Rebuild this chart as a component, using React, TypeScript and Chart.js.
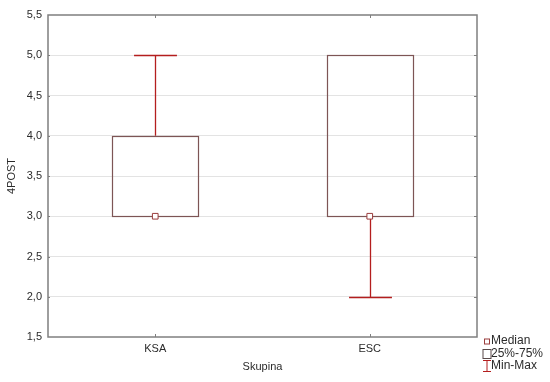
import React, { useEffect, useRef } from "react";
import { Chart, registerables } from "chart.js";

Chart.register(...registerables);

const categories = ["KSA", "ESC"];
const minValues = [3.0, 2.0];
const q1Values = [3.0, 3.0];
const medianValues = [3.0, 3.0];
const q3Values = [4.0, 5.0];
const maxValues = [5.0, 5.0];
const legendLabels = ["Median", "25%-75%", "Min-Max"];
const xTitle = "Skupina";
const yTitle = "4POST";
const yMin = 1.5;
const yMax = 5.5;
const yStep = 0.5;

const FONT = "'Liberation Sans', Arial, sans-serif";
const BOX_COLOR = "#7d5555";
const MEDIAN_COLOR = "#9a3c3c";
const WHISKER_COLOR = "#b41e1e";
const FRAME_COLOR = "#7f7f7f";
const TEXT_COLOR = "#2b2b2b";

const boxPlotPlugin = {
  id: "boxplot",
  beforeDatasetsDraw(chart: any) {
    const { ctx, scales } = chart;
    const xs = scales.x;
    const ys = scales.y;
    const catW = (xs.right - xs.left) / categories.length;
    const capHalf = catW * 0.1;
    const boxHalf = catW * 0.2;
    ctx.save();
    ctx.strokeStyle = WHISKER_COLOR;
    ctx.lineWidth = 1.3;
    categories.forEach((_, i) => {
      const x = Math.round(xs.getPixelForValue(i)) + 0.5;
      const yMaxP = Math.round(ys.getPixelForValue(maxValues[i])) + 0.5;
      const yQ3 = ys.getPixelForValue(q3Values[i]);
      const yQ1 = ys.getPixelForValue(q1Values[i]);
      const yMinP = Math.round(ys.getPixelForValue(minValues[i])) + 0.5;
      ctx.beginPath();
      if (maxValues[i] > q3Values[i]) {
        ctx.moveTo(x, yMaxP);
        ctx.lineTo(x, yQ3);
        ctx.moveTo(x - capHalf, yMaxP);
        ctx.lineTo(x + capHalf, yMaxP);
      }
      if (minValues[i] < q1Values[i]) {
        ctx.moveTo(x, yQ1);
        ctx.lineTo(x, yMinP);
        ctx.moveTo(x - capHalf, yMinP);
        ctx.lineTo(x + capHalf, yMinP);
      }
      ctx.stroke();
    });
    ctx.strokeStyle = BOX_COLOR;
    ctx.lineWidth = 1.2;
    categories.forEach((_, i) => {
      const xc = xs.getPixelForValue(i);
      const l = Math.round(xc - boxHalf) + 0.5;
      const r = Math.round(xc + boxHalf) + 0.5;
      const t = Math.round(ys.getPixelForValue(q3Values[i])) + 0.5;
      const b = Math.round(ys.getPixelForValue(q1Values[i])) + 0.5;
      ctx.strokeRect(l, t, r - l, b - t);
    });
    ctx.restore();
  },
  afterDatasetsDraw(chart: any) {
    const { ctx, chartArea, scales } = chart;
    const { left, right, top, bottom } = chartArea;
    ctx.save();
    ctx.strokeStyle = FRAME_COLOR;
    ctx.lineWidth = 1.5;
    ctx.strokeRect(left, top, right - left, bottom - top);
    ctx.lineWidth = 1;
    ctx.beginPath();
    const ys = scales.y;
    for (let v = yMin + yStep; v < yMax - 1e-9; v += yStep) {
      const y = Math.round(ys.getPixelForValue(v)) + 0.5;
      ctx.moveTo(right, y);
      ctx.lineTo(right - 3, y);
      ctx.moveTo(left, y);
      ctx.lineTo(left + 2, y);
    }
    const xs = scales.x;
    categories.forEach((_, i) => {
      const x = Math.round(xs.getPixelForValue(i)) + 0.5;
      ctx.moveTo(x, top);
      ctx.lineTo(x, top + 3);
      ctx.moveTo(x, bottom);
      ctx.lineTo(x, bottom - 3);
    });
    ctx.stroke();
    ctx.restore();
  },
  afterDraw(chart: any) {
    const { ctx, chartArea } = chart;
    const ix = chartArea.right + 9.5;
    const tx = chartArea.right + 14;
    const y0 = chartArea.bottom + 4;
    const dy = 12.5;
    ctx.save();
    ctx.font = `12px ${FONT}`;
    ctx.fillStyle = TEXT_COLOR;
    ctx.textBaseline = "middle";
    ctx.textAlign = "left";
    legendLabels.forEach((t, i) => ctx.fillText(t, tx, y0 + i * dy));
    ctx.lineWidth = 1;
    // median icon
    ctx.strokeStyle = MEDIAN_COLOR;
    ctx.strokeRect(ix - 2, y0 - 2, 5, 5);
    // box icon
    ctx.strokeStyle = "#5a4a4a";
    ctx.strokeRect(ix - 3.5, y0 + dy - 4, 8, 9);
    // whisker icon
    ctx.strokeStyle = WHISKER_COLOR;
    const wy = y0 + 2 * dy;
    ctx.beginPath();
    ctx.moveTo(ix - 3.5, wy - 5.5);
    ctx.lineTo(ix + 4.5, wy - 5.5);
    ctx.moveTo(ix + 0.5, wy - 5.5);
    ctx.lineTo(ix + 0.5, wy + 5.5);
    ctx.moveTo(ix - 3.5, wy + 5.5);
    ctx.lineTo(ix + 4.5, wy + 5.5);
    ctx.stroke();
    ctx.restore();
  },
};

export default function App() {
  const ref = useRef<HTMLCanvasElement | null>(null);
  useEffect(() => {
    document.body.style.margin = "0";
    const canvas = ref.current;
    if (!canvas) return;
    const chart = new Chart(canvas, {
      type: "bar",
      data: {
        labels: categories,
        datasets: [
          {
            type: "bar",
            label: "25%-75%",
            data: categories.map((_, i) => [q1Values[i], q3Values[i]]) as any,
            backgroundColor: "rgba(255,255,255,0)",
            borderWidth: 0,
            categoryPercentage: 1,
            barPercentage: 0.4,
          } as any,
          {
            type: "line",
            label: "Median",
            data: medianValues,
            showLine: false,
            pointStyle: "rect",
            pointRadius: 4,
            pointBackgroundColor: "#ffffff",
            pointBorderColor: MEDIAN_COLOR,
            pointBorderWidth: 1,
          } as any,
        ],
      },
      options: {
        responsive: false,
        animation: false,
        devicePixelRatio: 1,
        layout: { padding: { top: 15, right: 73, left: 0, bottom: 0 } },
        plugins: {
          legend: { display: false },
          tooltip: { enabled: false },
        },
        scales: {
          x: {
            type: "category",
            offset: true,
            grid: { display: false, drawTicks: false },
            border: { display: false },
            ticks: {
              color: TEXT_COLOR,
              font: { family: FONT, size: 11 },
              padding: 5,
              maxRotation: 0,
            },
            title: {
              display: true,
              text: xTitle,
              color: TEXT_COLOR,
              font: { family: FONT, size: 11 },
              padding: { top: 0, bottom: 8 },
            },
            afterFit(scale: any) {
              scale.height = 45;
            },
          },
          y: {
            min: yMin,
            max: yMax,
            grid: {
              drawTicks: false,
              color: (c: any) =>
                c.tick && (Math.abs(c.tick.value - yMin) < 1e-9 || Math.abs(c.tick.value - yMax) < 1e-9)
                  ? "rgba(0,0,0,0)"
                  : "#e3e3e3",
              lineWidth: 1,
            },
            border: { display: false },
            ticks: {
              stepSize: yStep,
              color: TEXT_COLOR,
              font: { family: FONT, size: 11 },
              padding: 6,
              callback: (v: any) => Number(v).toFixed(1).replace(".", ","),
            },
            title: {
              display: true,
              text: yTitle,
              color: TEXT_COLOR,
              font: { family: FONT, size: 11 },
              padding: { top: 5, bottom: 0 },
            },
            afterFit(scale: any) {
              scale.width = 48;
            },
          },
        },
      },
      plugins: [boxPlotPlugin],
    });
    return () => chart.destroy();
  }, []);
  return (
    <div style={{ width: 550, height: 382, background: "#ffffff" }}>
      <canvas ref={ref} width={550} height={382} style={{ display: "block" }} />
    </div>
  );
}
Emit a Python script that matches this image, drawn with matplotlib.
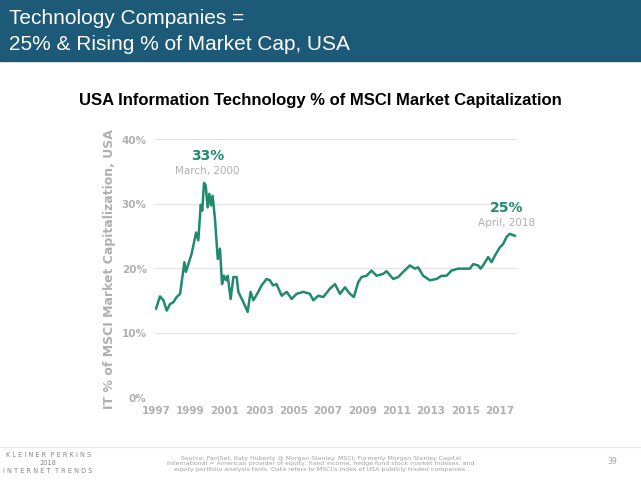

- _Exercise task_: Quote every record above exactly, omitting any pictures they contain.

- _Solution to this exercise_:
Rebuild this chart as a component, using React, TypeScript and Chart.js.
import React, { useEffect, useRef } from "react";
import { Chart, registerables } from "chart.js";

Chart.register(...registerables);

const categories = ["KSA", "ESC"];
const minValues = [3.0, 2.0];
const q1Values = [3.0, 3.0];
const medianValues = [3.0, 3.0];
const q3Values = [4.0, 5.0];
const maxValues = [5.0, 5.0];
const legendLabels = ["Median", "25%-75%", "Min-Max"];
const xTitle = "Skupina";
const yTitle = "4POST";
const yMin = 1.5;
const yMax = 5.5;
const yStep = 0.5;

const FONT = "'Liberation Sans', Arial, sans-serif";
const BOX_COLOR = "#7d5555";
const MEDIAN_COLOR = "#9a3c3c";
const WHISKER_COLOR = "#b41e1e";
const FRAME_COLOR = "#7f7f7f";
const TEXT_COLOR = "#2b2b2b";

const boxPlotPlugin = {
  id: "boxplot",
  beforeDatasetsDraw(chart: any) {
    const { ctx, scales } = chart;
    const xs = scales.x;
    const ys = scales.y;
    const catW = (xs.right - xs.left) / categories.length;
    const capHalf = catW * 0.1;
    const boxHalf = catW * 0.2;
    ctx.save();
    ctx.strokeStyle = WHISKER_COLOR;
    ctx.lineWidth = 1.3;
    categories.forEach((_, i) => {
      const x = Math.round(xs.getPixelForValue(i)) + 0.5;
      const yMaxP = Math.round(ys.getPixelForValue(maxValues[i])) + 0.5;
      const yQ3 = ys.getPixelForValue(q3Values[i]);
      const yQ1 = ys.getPixelForValue(q1Values[i]);
      const yMinP = Math.round(ys.getPixelForValue(minValues[i])) + 0.5;
      ctx.beginPath();
      if (maxValues[i] > q3Values[i]) {
        ctx.moveTo(x, yMaxP);
        ctx.lineTo(x, yQ3);
        ctx.moveTo(x - capHalf, yMaxP);
        ctx.lineTo(x + capHalf, yMaxP);
      }
      if (minValues[i] < q1Values[i]) {
        ctx.moveTo(x, yQ1);
        ctx.lineTo(x, yMinP);
        ctx.moveTo(x - capHalf, yMinP);
        ctx.lineTo(x + capHalf, yMinP);
      }
      ctx.stroke();
    });
    ctx.strokeStyle = BOX_COLOR;
    ctx.lineWidth = 1.2;
    categories.forEach((_, i) => {
      const xc = xs.getPixelForValue(i);
      const l = Math.round(xc - boxHalf) + 0.5;
      const r = Math.round(xc + boxHalf) + 0.5;
      const t = Math.round(ys.getPixelForValue(q3Values[i])) + 0.5;
      const b = Math.round(ys.getPixelForValue(q1Values[i])) + 0.5;
      ctx.strokeRect(l, t, r - l, b - t);
    });
    ctx.restore();
  },
  afterDatasetsDraw(chart: any) {
    const { ctx, chartArea, scales } = chart;
    const { left, right, top, bottom } = chartArea;
    ctx.save();
    ctx.strokeStyle = FRAME_COLOR;
    ctx.lineWidth = 1.5;
    ctx.strokeRect(left, top, right - left, bottom - top);
    ctx.lineWidth = 1;
    ctx.beginPath();
    const ys = scales.y;
    for (let v = yMin + yStep; v < yMax - 1e-9; v += yStep) {
      const y = Math.round(ys.getPixelForValue(v)) + 0.5;
      ctx.moveTo(right, y);
      ctx.lineTo(right - 3, y);
      ctx.moveTo(left, y);
      ctx.lineTo(left + 2, y);
    }
    const xs = scales.x;
    categories.forEach((_, i) => {
      const x = Math.round(xs.getPixelForValue(i)) + 0.5;
      ctx.moveTo(x, top);
      ctx.lineTo(x, top + 3);
      ctx.moveTo(x, bottom);
      ctx.lineTo(x, bottom - 3);
    });
    ctx.stroke();
    ctx.restore();
  },
  afterDraw(chart: any) {
    const { ctx, chartArea } = chart;
    const ix = chartArea.right + 9.5;
    const tx = chartArea.right + 14;
    const y0 = chartArea.bottom + 4;
    const dy = 12.5;
    ctx.save();
    ctx.font = `12px ${FONT}`;
    ctx.fillStyle = TEXT_COLOR;
    ctx.textBaseline = "middle";
    ctx.textAlign = "left";
    legendLabels.forEach((t, i) => ctx.fillText(t, tx, y0 + i * dy));
    ctx.lineWidth = 1;
    // median icon
    ctx.strokeStyle = MEDIAN_COLOR;
    ctx.strokeRect(ix - 2, y0 - 2, 5, 5);
    // box icon
    ctx.strokeStyle = "#5a4a4a";
    ctx.strokeRect(ix - 3.5, y0 + dy - 4, 8, 9);
    // whisker icon
    ctx.strokeStyle = WHISKER_COLOR;
    const wy = y0 + 2 * dy;
    ctx.beginPath();
    ctx.moveTo(ix - 3.5, wy - 5.5);
    ctx.lineTo(ix + 4.5, wy - 5.5);
    ctx.moveTo(ix + 0.5, wy - 5.5);
    ctx.lineTo(ix + 0.5, wy + 5.5);
    ctx.moveTo(ix - 3.5, wy + 5.5);
    ctx.lineTo(ix + 4.5, wy + 5.5);
    ctx.stroke();
    ctx.restore();
  },
};

export default function App() {
  const ref = useRef<HTMLCanvasElement | null>(null);
  useEffect(() => {
    document.body.style.margin = "0";
    const canvas = ref.current;
    if (!canvas) return;
    const chart = new Chart(canvas, {
      type: "bar",
      data: {
        labels: categories,
        datasets: [
          {
            type: "bar",
            label: "25%-75%",
            data: categories.map((_, i) => [q1Values[i], q3Values[i]]) as any,
            backgroundColor: "rgba(255,255,255,0)",
            borderWidth: 0,
            categoryPercentage: 1,
            barPercentage: 0.4,
          } as any,
          {
            type: "line",
            label: "Median",
            data: medianValues,
            showLine: false,
            pointStyle: "rect",
            pointRadius: 4,
            pointBackgroundColor: "#ffffff",
            pointBorderColor: MEDIAN_COLOR,
            pointBorderWidth: 1,
          } as any,
        ],
      },
      options: {
        responsive: false,
        animation: false,
        devicePixelRatio: 1,
        layout: { padding: { top: 15, right: 73, left: 0, bottom: 0 } },
        plugins: {
          legend: { display: false },
          tooltip: { enabled: false },
        },
        scales: {
          x: {
            type: "category",
            offset: true,
            grid: { display: false, drawTicks: false },
            border: { display: false },
            ticks: {
              color: TEXT_COLOR,
              font: { family: FONT, size: 11 },
              padding: 5,
              maxRotation: 0,
            },
            title: {
              display: true,
              text: xTitle,
              color: TEXT_COLOR,
              font: { family: FONT, size: 11 },
              padding: { top: 0, bottom: 8 },
            },
            afterFit(scale: any) {
              scale.height = 45;
            },
          },
          y: {
            min: yMin,
            max: yMax,
            grid: {
              drawTicks: false,
              color: (c: any) =>
                c.tick && (Math.abs(c.tick.value - yMin) < 1e-9 || Math.abs(c.tick.value - yMax) < 1e-9)
                  ? "rgba(0,0,0,0)"
                  : "#e3e3e3",
              lineWidth: 1,
            },
            border: { display: false },
            ticks: {
              stepSize: yStep,
              color: TEXT_COLOR,
              font: { family: FONT, size: 11 },
              padding: 6,
              callback: (v: any) => Number(v).toFixed(1).replace(".", ","),
            },
            title: {
              display: true,
              text: yTitle,
              color: TEXT_COLOR,
              font: { family: FONT, size: 11 },
              padding: { top: 5, bottom: 0 },
            },
            afterFit(scale: any) {
              scale.width = 48;
            },
          },
        },
      },
      plugins: [boxPlotPlugin],
    });
    return () => chart.destroy();
  }, []);
  return (
    <div style={{ width: 550, height: 382, background: "#ffffff" }}>
      <canvas ref={ref} width={550} height={382} style={{ display: "block" }} />
    </div>
  );
}
Emit a Python script that matches this image, drawn with matplotlib.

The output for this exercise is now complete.